As of 2002, 20 Jews remained in Yangon, the capital city. Many Burmese Jews have immigrated to Israel over the years, after India achieved independence. The local Jews use the Musmeah Yeshua Synagogue, but it rarely draws the required quorum of men for a full religious service. Often, employees of the Israeli embassy help maintain regular services; Moses Samuels, a native-born descendant of Jewish immigrants from Iraq, took on his father's role as Trustee of the synagogue to keep it up, along with the cemetery. His son Sammy Samuels was also committed to the future of the synagogue. The senior Samuels has given numerous tours to visitors. In 2011, the congregation had 45 Jews.

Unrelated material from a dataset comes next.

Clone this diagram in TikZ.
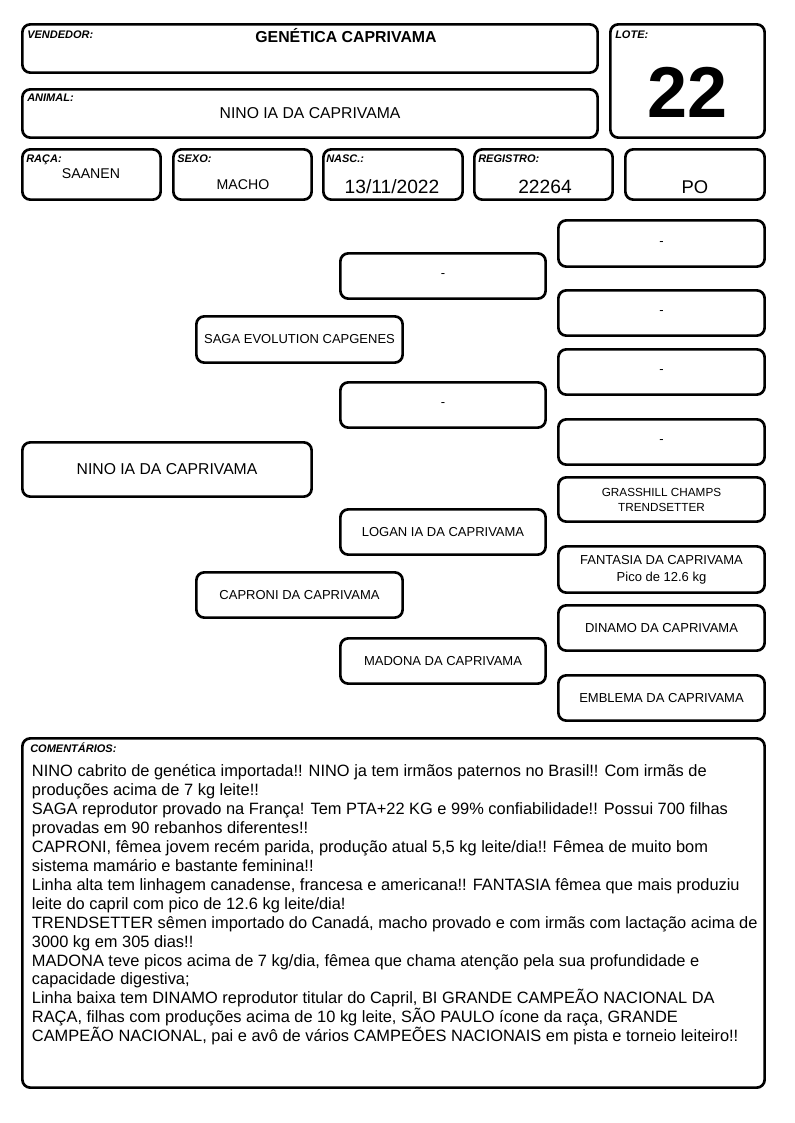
\documentclass[tikz,border=0pt]{standalone}
\usepackage{fontspec}
\setmainfont{Liberation Sans}
\newcommand\pgbox[7]{%
  \node[frame,#1,minimum width={(#5-#3-2.7)*0.75pt},minimum height={(#6-#4-2.7)*0.75pt}] (#2) at ({(#3+#5)/2},{(#4+#6)/2}) {#7};}
\begin{document}
\begin{tikzpicture}[x=0.75pt,y=-0.75pt,
  frame/.style={draw=black,line width=2pt,rounded corners=6pt,inner sep=0pt,align=center,font=\fontsize{9.75}{12.75}\selectfont},
  lbl/.style={anchor=base west,inner sep=0pt,font=\fontsize{8.25}{10}\selectfont\bfseries\itshape},
  val/.style={anchor=base,inner sep=0pt},
  cline/.style={anchor=base west,inner sep=0pt,font=\fontsize{12.3}{14.2}\selectfont}]
\useasboundingbox (0,0) rectangle (794,1123);
\fill[white] (0,0) rectangle (794,1123);
% header boxes
\pgbox{}{vend}{21}{23}{599}{74}{}
\pgbox{}{lote}{609}{23}{766}{139}{}
\pgbox{}{anim}{21}{88}{599}{139}{}
\pgbox{}{raca}{21}{148}{162}{201}{}
\pgbox{}{sexo}{172}{148}{313}{201}{}
\pgbox{}{nasc}{322}{148}{464}{201}{}
\pgbox{}{regi}{473}{148}{614}{201}{}
\pgbox{}{po}{624}{148}{766}{201}{}
% header labels
\node[lbl] (lvend) at (27,39) {VENDEDOR:};
\node[lbl] (llote) at (615,39) {LOTE:};
\node[lbl] (lanim) at (27,102) {ANIMAL:};
\node[lbl] (lraca) at (26,162.5) {RAÇA:};
\node[lbl] (lsexo) at (177,162.5) {SEXO:};
\node[lbl] (lnasc) at (326,162.5) {NASC.:};
\node[lbl] (lregi) at (478,162.5) {REGISTRO:};
% header values
\node[val,font=\fontsize{11.9}{14}\selectfont\bfseries] (vvend) at (346,42.7) {GENÉTICA CAPRIVAMA};
\node[val,font=\fontsize{54}{60}\selectfont\bfseries] (vlote) at (688,118) {22};
\node[val,font=\fontsize{11.8}{14}\selectfont] (vanim) at (310,119) {NINO IA DA CAPRIVAMA};
\node[val,font=\fontsize{10.6}{13}\selectfont] (vraca) at (91,178.5) {SAANEN};
\node[val,font=\fontsize{10.6}{13}\selectfont] (vsexo) at (243,189.5) {MACHO};
\node[val,font=\fontsize{14.4}{17}\selectfont] (vnasc) at (392,193.3) {13/11/2022};
\node[val,font=\fontsize{14.4}{17}\selectfont] (vregi) at (545,193.3) {22264};
\node[val,font=\fontsize{13.8}{17}\selectfont] (vpo) at (695,193.5) {PO};
% pedigree
\pgbox{font=\fontsize{11.8}{14}\selectfont}{main}{21}{441}{313}{498}{NINO IA DA CAPRIVAMA}
\pgbox{}{sire}{195}{315}{404}{364}{SAGA EVOLUTION CAPGENES}
\pgbox{}{dam}{195}{571}{404}{619}{CAPRONI DA CAPRIVAMA}
\pgbox{}{ss}{339}{252}{547}{300}{-}
\pgbox{}{sd}{339}{381}{547}{429}{-}
\pgbox{}{ds}{339}{508}{547}{556}{LOGAN IA DA CAPRIVAMA}
\pgbox{}{dd}{339}{637}{547}{685}{MADONA DA CAPRIVAMA}
\pgbox{}{sss}{557}{219}{766}{268}{-}
\pgbox{}{ssd}{557}{289}{766}{337}{-}
\pgbox{}{sds}{557}{348}{766}{396}{-}
\pgbox{}{sdd}{557}{418}{766}{466}{-}
\pgbox{font=\fontsize{8.8}{11.25}\selectfont}{dss}{557}{476}{766}{523}{GRASSHILL CHAMPS\\TRENDSETTER}
\pgbox{}{dsd}{557}{545}{766}{594}{FANTASIA DA CAPRIVAMA\\Pico de 12.6 kg}
\pgbox{}{dds}{557}{604}{766}{652}{DINAMO DA CAPRIVAMA}
\pgbox{}{ddd}{557}{674}{766}{722}{EMBLEMA DA CAPRIVAMA}
% comments
\pgbox{}{com}{21}{737}{766}{1089}{}
\node[lbl] (lcom) at (30,752) {COMENTÁRIOS:};
\foreach \t [count=\i] in {
 {NINO cabrito de genética importada!! NINO ja tem irmãos paternos no Brasil!! Com irmãs de},
 {produções acima de 7 kg leite!!},
 {SAGA reprodutor provado na França! Tem PTA+22 KG e 99\% confiabilidade!! Possui 700 filhas},
 {provadas em 90 rebanhos diferentes!!},
 {CAPRONI, fêmea jovem recém parida, produção atual 5,5 kg leite/dia!! Fêmea de muito bom},
 {sistema mamário e bastante feminina!!},
 {Linha alta tem linhagem canadense, francesa e americana!! FANTASIA fêmea que mais produziu},
 {leite do capril com pico de 12.6 kg leite/dia!},
 {TRENDSETTER sêmen importado do Canadá, macho provado e com irmãs com lactação acima de},
 {3000 kg em 305 dias!!},
 {MADONA teve picos acima de 7 kg/dia, fêmea que chama atenção pela sua profundidade e},
 {capacidade digestiva;},
 {Linha baixa tem DINAMO reprodutor titular do Capril, BI GRANDE CAMPEÃO NACIONAL DA},
 {RAÇA, filhas com produções acima de 10 kg leite, SÃO PAULO ícone da raça, GRANDE},
 {CAMPEÃO NACIONAL, pai e avô de vários CAMPEÕES NACIONAIS em pista e torneio leiteiro!!}}
 \node[cline] (c\i) at (31.7,{776.7+(\i-1)*18.93}) {\t};
\end{tikzpicture}
\end{document}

In 2007, the US-ASEAN Council for Business and Technology, the US-ASEAN Business Council's 501(c)(3) tax-exempt organization, obtained a license from the United States Department of the Treasury's Office of Foreign Assets Control (OFAC) to raise funds for a humanitarian project: the maintenance and restoration of the Musmeah Yeshua Synagogue in Yangon. (The license was needed to operate outside the US economic sanctions against the government of Myanmar because of its human rights abuses; sanctions were lifted in 2012.) The Council planned to provide for the synagogue's monthly expenses, complete restoration and maintenance of the synagogue, and assist the synagogue to purchase and establish a new cemetery.

On December 8, 2013, an interfaith event attended by the Myanmar Presidential Minister U Aung Min, US Ambassador Derek Mitchell, Israeli Ambassador Hagay Moshe Behar, the Yangon Religious Council, and other guests celebrated the completion of the restoration and establishment of the synagogue as self-supporting. They credited anthropologist Ruth Cernea, who wrote a history of the Jewish community in Rangoon; Laura Hudson of the Council, and Stuart Spencer, a member of the synagogue's diaspora, as three leaders of this project. The Yangon Heritage Trust has installed a blue plaque at the synagogue, marking its historical significance.

On July 26, 2020, the MICCI Myanmar - Israel Chamber of Commerce, Industry and Innovation was launched in Musmea Yeshua Synagogue in Yangon by the Ambassador of Israel, Ronen Gilor, the head of the Jewish Community, Sammy Samuels, the President of UMFCCI, together with Myanmar and Israeli business leaders. The MICCI was incorporated by the DICA of the Ministry of Investment and Foreign Relations of the Republic of the Union of Myanmar.

==Representation in other media==
- Charmaine Craig's novel Miss Burma (2017) is inspired by the lives of her mother, Louisa Charmaine Benson Craig, and her maternal grandparents, and their roles in Burmese history. Her grandmother, Naw Chit Khin, was a Karen woman, and her grandfather, Saw Benson (Moses Ben-Zion Koder) was Jewish. Her mother won "Miss Burma" as the first beauty queen in 1956.